Quant à ceux qui ne peuvent participer à leur propre protection, les perdants de la globalisation, assignés au cadre national dont le marché du travail se réduit, ils « bénéficient » de mesures sociales ponctuelles, ciblées, basées sur des logiques réactives et répondant à des ajustements comptables. Dans la ligne de mire du président, les minima sociaux inscrits dans les « politiques d’insertion ». Ils ont le statut d’un revenu de substitution au revenu professionnel et se différencient ainsi des minima catégoriels antérieurs (vieillesse, handicap…) répondant à une perte d’autonomie difficilement imputable à une défaillance individuelle. Alors soupçons de paresse, de fraude… se développent sur la négation d’un chômage structurel massif, de la non-indemnisation de plus de la moitié des chômeurs, de l’échec des politiques d’insertion…

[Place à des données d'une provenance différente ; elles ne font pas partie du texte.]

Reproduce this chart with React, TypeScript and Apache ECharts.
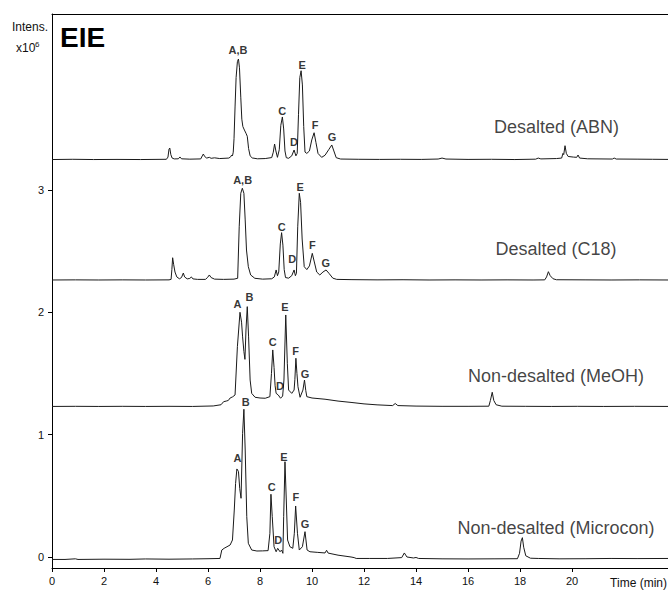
import React, { useEffect, useRef } from "react";
import * as echarts from "echarts";

const FONT = "'Liberation Sans', Arial, Helvetica, sans-serif";

const xTicks = [0, 2, 4, 6, 8, 10, 12, 14, 16, 18, 20];
const yTicks = [0, 1, 2, 3];

const sampleNames = ["Desalted (ABN)", "Desalted (C18)", "Non-desalted (MeOH)", "Non-desalted (Microcon)"];
const sampleLabelT = [19.4, 19.38, 19.38, 19.38];
const sampleLabelV = [3.516, 2.518, 1.48, 0.237];

const abnTrace: [number, number][] = [
  [0, 3.25], [0.8, 3.252], [1.6, 3.25], [2.5, 3.251], [3.4, 3.25], [4.4, 3.252], [4.46, 3.27], [4.5, 3.335], [4.53, 3.344], [4.57, 3.29], [4.62, 3.262], [4.7, 3.255], [4.86, 3.256], [4.92, 3.271], [4.98, 3.256], [5.3, 3.253], [5.72, 3.255], [5.78, 3.28], [5.82, 3.295], [5.87, 3.275], [5.95, 3.262], [6.05, 3.268], [6.12, 3.26], [6.25, 3.264], [6.45, 3.258], [6.8, 3.262], [6.87, 3.272], [6.91, 3.287], [6.94, 3.28], [6.97, 3.31], [7.0, 3.42], [7.04, 3.68], [7.08, 3.92], [7.13, 4.05], [7.17, 4.072], [7.21, 4.0], [7.26, 3.76], [7.3, 3.58], [7.34, 3.52], [7.4, 3.491], [7.46, 3.465], [7.51, 3.44], [7.56, 3.34], [7.62, 3.28], [7.7, 3.263], [7.9, 3.256], [8.2, 3.258], [8.45, 3.266], [8.51, 3.31], [8.56, 3.377], [8.61, 3.32], [8.67, 3.268], [8.74, 3.33], [8.8, 3.53], [8.86, 3.598], [8.91, 3.5], [8.96, 3.32], [9.01, 3.265], [9.1, 3.26], [9.22, 3.28], [9.31, 3.328], [9.38, 3.28], [9.43, 3.3], [9.48, 3.62], [9.53, 3.92], [9.58, 3.976], [9.63, 3.86], [9.68, 3.52], [9.73, 3.311], [9.8, 3.3], [9.9, 3.32], [9.99, 3.41], [10.08, 3.469], [10.15, 3.39], [10.23, 3.3], [10.37, 3.268], [10.5, 3.285], [10.64, 3.33], [10.76, 3.369], [10.84, 3.32], [10.93, 3.265], [11.1, 3.254], [11.8, 3.252], [12.6, 3.251], [13.4, 3.252], [14.2, 3.251], [14.85, 3.254], [15.0, 3.262], [15.15, 3.254], [16.0, 3.251], [16.9, 3.252], [17.8, 3.25], [18.6, 3.253], [18.7, 3.262], [18.8, 3.255], [19.4, 3.258], [19.6, 3.262], [19.65, 3.3], [19.68, 3.29], [19.73, 3.363], [19.78, 3.3], [19.85, 3.275], [20.05, 3.27], [20.18, 3.268], [20.23, 3.287], [20.29, 3.262], [20.6, 3.256], [21.55, 3.254], [21.62, 3.262], [21.7, 3.254], [22.5, 3.253], [23.1, 3.252], [23.7, 3.251],
];

const c18Trace: [number, number][] = [
  [0, 2.265], [0.9, 2.266], [1.8, 2.265], [2.7, 2.266], [3.6, 2.265], [4.5, 2.266], [4.58, 2.27], [4.61, 2.35], [4.64, 2.447], [4.68, 2.39], [4.73, 2.33], [4.8, 2.29], [4.9, 2.275], [4.98, 2.285], [5.05, 2.322], [5.1, 2.29], [5.2, 2.274], [5.3, 2.278], [5.36, 2.29], [5.42, 2.274], [5.6, 2.27], [5.9, 2.27], [5.98, 2.285], [6.05, 2.306], [6.12, 2.285], [6.25, 2.272], [6.6, 2.27], [7.0, 2.272], [7.14, 2.279], [7.2, 2.7], [7.26, 2.974], [7.32, 3.015], [7.38, 2.974], [7.43, 2.756], [7.48, 2.51], [7.55, 2.374], [7.64, 2.306], [7.8, 2.279], [8.1, 2.272], [8.45, 2.275], [8.55, 2.29], [8.62, 2.347], [8.67, 2.3], [8.72, 2.33], [8.78, 2.56], [8.83, 2.652], [8.88, 2.55], [8.93, 2.35], [8.98, 2.285], [9.1, 2.28], [9.22, 2.3], [9.31, 2.347], [9.36, 2.3], [9.4, 2.32], [9.45, 2.7], [9.51, 2.974], [9.56, 2.9], [9.62, 2.6], [9.7, 2.374], [9.8, 2.35], [9.9, 2.38], [10.01, 2.483], [10.08, 2.42], [10.18, 2.33], [10.3, 2.306], [10.42, 2.33], [10.54, 2.347], [10.65, 2.32], [10.8, 2.28], [10.95, 2.27], [11.5, 2.268], [12.5, 2.266], [13.5, 2.267], [14.5, 2.265], [15.5, 2.266], [16.5, 2.265], [17.5, 2.266], [18.5, 2.265], [18.95, 2.266], [19.02, 2.29], [19.09, 2.333], [19.16, 2.3], [19.27, 2.275], [19.4, 2.267], [20.5, 2.266], [21.5, 2.265], [22.6, 2.266], [23.7, 2.265],
];

const meohTrace: [number, number][] = [
  [0, 1.231], [0.9, 1.232], [1.8, 1.231], [2.7, 1.232], [3.6, 1.231], [4.5, 1.232], [5.4, 1.231], [6.2, 1.235], [6.5, 1.245], [6.6, 1.27], [6.7, 1.275], [6.78, 1.28], [6.85, 1.3], [6.95, 1.31], [7.04, 1.325], [7.13, 1.72], [7.23, 2.001], [7.29, 1.92], [7.33, 1.8], [7.38, 1.68], [7.42, 1.616], [7.46, 1.856], [7.51, 2.047], [7.56, 1.8], [7.62, 1.447], [7.68, 1.338], [7.81, 1.306], [8.0, 1.3], [8.2, 1.298], [8.38, 1.311], [8.44, 1.5], [8.49, 1.693], [8.54, 1.55], [8.58, 1.4], [8.62, 1.338], [8.7, 1.325], [8.79, 1.298], [8.87, 1.316], [8.92, 1.447], [8.99, 1.979], [9.05, 1.584], [9.1, 1.365], [9.22, 1.338], [9.31, 1.365], [9.34, 1.45], [9.38, 1.625], [9.42, 1.5], [9.46, 1.392], [9.54, 1.306], [9.65, 1.365], [9.71, 1.447], [9.76, 1.36], [9.8, 1.311], [10.0, 1.3], [10.5, 1.29], [11.0, 1.275], [11.5, 1.264], [12.0, 1.252], [12.5, 1.244], [13.1, 1.238], [13.2, 1.255], [13.3, 1.238], [14.0, 1.234], [15.0, 1.232], [16.0, 1.232], [16.8, 1.233], [16.86, 1.28], [16.93, 1.347], [16.99, 1.28], [17.08, 1.245], [17.3, 1.233], [18.2, 1.232], [19.2, 1.231], [20.2, 1.232], [21.2, 1.231], [22.4, 1.232], [23.7, 1.231],
];

const microconTrace: [number, number][] = [
  [0, -0.02], [0.5, -0.02], [0.9, -0.015], [1.0, -0.02], [2.0, -0.018], [3.0, -0.019], [3.6, -0.016], [4.5, -0.018], [5.4, -0.016], [6.0, -0.014], [6.46, -0.012], [6.53, 0.057], [6.62, 0.071], [6.73, 0.084], [6.85, 0.098], [6.94, 0.139], [7.01, 0.384], [7.06, 0.6], [7.11, 0.72], [7.17, 0.7], [7.22, 0.56], [7.27, 0.48], [7.33, 1.011], [7.38, 1.208], [7.43, 0.875], [7.49, 0.33], [7.55, 0.112], [7.68, 0.057], [7.88, 0.049], [8.1, 0.05], [8.31, 0.052], [8.38, 0.194], [8.42, 0.513], [8.47, 0.33], [8.54, 0.084], [8.62, 0.043], [8.68, 0.071], [8.77, 0.043], [8.83, 0.057], [8.88, 0.03], [8.91, 0.33], [8.96, 0.779], [9.01, 0.466], [9.06, 0.139], [9.15, 0.084], [9.26, 0.071], [9.32, 0.194], [9.37, 0.417], [9.44, 0.194], [9.51, 0.057], [9.63, 0.084], [9.73, 0.207], [9.81, 0.057], [9.92, 0.043], [10.2, 0.038], [10.5, 0.033], [10.56, 0.055], [10.62, 0.032], [11.0, 0.015], [11.5, 0.0], [11.62, -0.005], [11.7, -0.012], [12.2, -0.012], [12.9, -0.012], [13.45, -0.005], [13.55, 0.033], [13.65, 0.0], [13.9, -0.008], [14.0, -0.004], [14.1, -0.012], [15.0, -0.015], [16.0, -0.016], [17.0, -0.015], [17.9, -0.014], [17.98, 0.03], [18.04, 0.13], [18.09, 0.158], [18.14, 0.08], [18.22, 0.01], [18.4, -0.01], [18.7, -0.012], [19.5, -0.015], [20.5, -0.014], [21.5, -0.012], [22.5, -0.013], [23.7, -0.012],
];

const peakNames = [
  "A,B", "C", "D", "E", "F", "G",
  "A,B", "C", "D", "E", "F", "G",
  "A", "B", "C", "D", "E", "F", "G",
  "A", "B", "C", "D", "E", "F", "G",
];
const peakLabelT = [
  7.15, 8.85, 9.31, 9.62, 10.12, 10.77,
  7.33, 8.83, 9.24, 9.54, 10.01, 10.53,
  7.13, 7.59, 8.49, 8.77, 8.96, 9.37, 9.73,
  7.13, 7.45, 8.45, 8.7, 8.92, 9.38, 9.73,
];
const peakLabelV = [
  4.146, 3.647, 3.393, 4.023, 3.532, 3.434,
  3.083, 2.701, 2.437, 3.028, 2.551, 2.404,
  2.069, 2.128, 1.76, 1.398, 2.047, 1.684, 1.496,
  0.807, 1.27, 0.57, 0.139, 0.82, 0.493, 0.267,
];

const traces = [abnTrace, c18Trace, meohTrace, microconTrace];

export default function App() {
  const ref = useRef<HTMLDivElement>(null);
  useEffect(() => {
    document.body.style.margin = "0";
    if (!ref.current) return;
    const chart = echarts.init(ref.current, null, { renderer: "svg" });
    const axisLineStyle = { color: "#000", width: 1 };
    const option: any = {
      animation: false,
      backgroundColor: "#fff",
      textStyle: { fontFamily: FONT },
      grid: { left: 52, right: 0, top: 14, bottom: 22, containLabel: false },
      xAxis: [
        {
          type: "value",
          min: 0,
          max: 23.69,
          axisLine: { show: true, onZero: false, lineStyle: axisLineStyle },
          axisTick: { show: true, customValues: xTicks, length: 4, lineStyle: axisLineStyle },
          axisLabel: { customValues: xTicks, fontSize: 11, color: "#111", margin: 7, fontFamily: FONT },
          splitLine: { show: false },
        },
        {
          type: "value",
          position: "top",
          min: 0,
          max: 23.69,
          axisLine: { show: true, onZero: false, lineStyle: axisLineStyle },
          axisTick: { show: false },
          axisLabel: { show: false },
          splitLine: { show: false },
        },
      ],
      yAxis: {
        type: "value",
        min: -0.09,
        max: 4.44,
        axisLine: { show: true, onZero: false, lineStyle: axisLineStyle },
        axisTick: { show: true, customValues: yTicks, length: 4, lineStyle: axisLineStyle },
        axisLabel: { customValues: yTicks, fontSize: 11, color: "#111", margin: 8, fontFamily: FONT },
        splitLine: { show: false },
      },
      series: [
        ...traces.map((d) => ({
          type: "line",
          data: d,
          showSymbol: false,
          symbol: "none",
          silent: true,
          lineStyle: { color: "#1a1a1a", width: 1 },
          z: 2,
        })),
        {
          type: "scatter",
          silent: true,
          symbolSize: 1,
          itemStyle: { color: "rgba(0,0,0,0)" },
          data: peakNames.map((n, i) => ({ name: n, value: [peakLabelT[i], peakLabelV[i]] })),
          label: {
            show: true,
            position: "inside",
            formatter: "{b}",
            fontSize: 11,
            fontWeight: "bold",
            color: "#000",
            fontFamily: FONT,
          },
          z: 3,
        },
        {
          type: "scatter",
          silent: true,
          symbolSize: 1,
          itemStyle: { color: "rgba(0,0,0,0)" },
          data: sampleNames.map((n, i) => ({ name: n, value: [sampleLabelT[i], sampleLabelV[i]] })),
          label: {
            show: true,
            position: "inside",
            formatter: "{b}",
            fontSize: 18,
            color: "#111",
            fontFamily: FONT,
          },
          z: 3,
        },
      ],
      graphic: [
        { type: "text", x: 60, y: 37, style: { text: "EIE", font: `bold 28px ${FONT}`, fill: "#000", align: "left", verticalAlign: "middle" } },
        { type: "text", x: 12, y: 27, style: { text: "Intens.", font: `12px ${FONT}`, fill: "#111", align: "left", verticalAlign: "middle" } },
        { type: "text", x: 16, y: 48, style: { text: "x10", font: `12px ${FONT}`, fill: "#111", align: "left", verticalAlign: "middle" } },
        { type: "text", x: 35, y: 44, style: { text: "6", font: `8px ${FONT}`, fill: "#111", align: "left", verticalAlign: "middle" } },
        { type: "text", x: 667, y: 583, style: { text: "Time (min)", font: `12px ${FONT}`, fill: "#111", align: "right", verticalAlign: "middle" } },
      ],
    };
    chart.setOption(option);
    return () => chart.dispose();
  }, []);
  return <div ref={ref} style={{ width: 668, height: 590 }} />;
}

Inefficaces ces aides ? Certes, ce sont des filets de sécurité mais elles ont cependant permis de contenir sur les vingt dernières années le taux de pauvreté entre 13 et 14% de la population, taux moins élevé que la moyenne européenne et participent à faire de la France un des pays les plus redistributifs. Coûteuses ces aides ? Leur augmentation suit la courbe du chômage ou du travail précaire producteur de travailleurs pauvres dont les revenus du travail sont insuffisants pour survivre. Il faut aussi préciser que le « non recours » est très important, 50% de personnes ayant droit au RSA ne le demandent pas. Enfin, comparons leur poids à celui de la fraude sociale liée au non-paiement des cotisations par les entreprises et à la fraude fiscale.
Une démocratie se devrait de chercher à dépasser ces solidarités de secours. Un tel objectif appelle de l’audace qui aurait consisté à ne pas dédaigner les réalités validées par de nombreuses études scientifiques, celles de la Drees par exemple. Ainsi aurait-on pu poser un diagnostic préalable à toute velléité de réforme.
La vraie audace enfin aurait consisté à poser les conditions d’un débat sur les mutations nécessaires de la protection dans un monde déstabilisé par la tension non régulée entre le global et le national.